The attack started at 6.20 in the morning after a night of snow and tempest. The flank battalion of Scots Guards by the use of a sunken road got well up to the village without heavy loss, but a blast of machine-gun fire from a small house about 200 yards away played havoc with the 3rd Grenadiers, who none the less rushed forward, stormed the house, and secured their first objective. The Coldstreams also suffered heavily from machine-gun fire from a post north of the railway, and half their numbers were on the ground before they also reached their objective. The remains of these two gallant battalions cleared the whole village and captured about a thousand prisoners, but were unable to get more than six hundred to the rear. By ten o'clock the whole position had been taken, but the victors had suffered so severely that they were unable to cover so large a perimeter, and about eleven o'clock the Germans, passing through the numerous gaps in the defence, bade fair to cut off the whole British force. The 4th Grenadiers of the 3rd Brigade was sent up under Lord Gort to reinforce, and the remains of the 2nd Brigade was drawn clear of the village and settled into trenches in front of it. The attack was in many ways a very difficult one, for the village was strongly fortified, there was much wire intact south of the Cambrai road, and the machine-gun fire from La Folie Wood swept all the approaches. Eventually the force of the enemy was so strong, and it had penetrated so far round the flanks of the battalions that Lord Fielding, who commanded the Guards division, gave orders that they retire to their original line.
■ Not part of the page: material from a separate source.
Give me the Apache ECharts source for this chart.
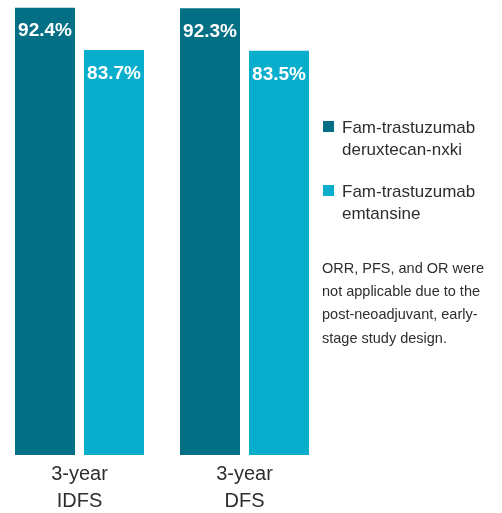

The brigade lost heavily in the venture.

Meanwhile the gallant Yorkshiremen of the Sixty-second, together with the 2nd Irish Guards, drove their way through Bourlon Wood in spite of a desperate resistance from a German line which included several battalions of the Guards. Many prisoners were taken, but many others escaped in the confused fighting among the brushwood and tree-trunks. Once again the counter-attacks were too strong for the thin ranks who had reached their goal, and the British, after reaching both the village and the north end of the wood, were pushed out once more. At the same time the British held a strong position on the hill and in the wood, so that there were still hopes of a successful issue if the German resistance could be outworn. It should be remarked that through all the fighting the battle line was greatly strengthened by the fact that a dismounted battalion was formed from each brigade of cavalry, or nine in all, who relieved and supported the very weary infantry. The trophies of the battle up to date had been over 100 German guns, 10,500 prisoners, 350 machine-guns, and, above all, the valuable stretch of Hindenburg's Line.

It was in this last phase of the advance, and indeed after the fighting had ended, that General Bradford was killed by a chance shell. This young soldier, who at the age of twenty-five commanded one of the brigades of the Sixty-second Division, was one of the great natural leaders disclosed by the war. It was indeed a cruel fate which took him away between full promise and full performance. "He had the dash and enthusiasm of youth tempered by the knowledge and experience which comes to most men only with later years." So wrote his immediate commander. England could ill spare such a man at such a time.

All was quiet for the next few days, during which the Fifty-ninth Division relieved the Guards, while the Forty-seventh Division relieved the Sixty-second Yorkshiremen.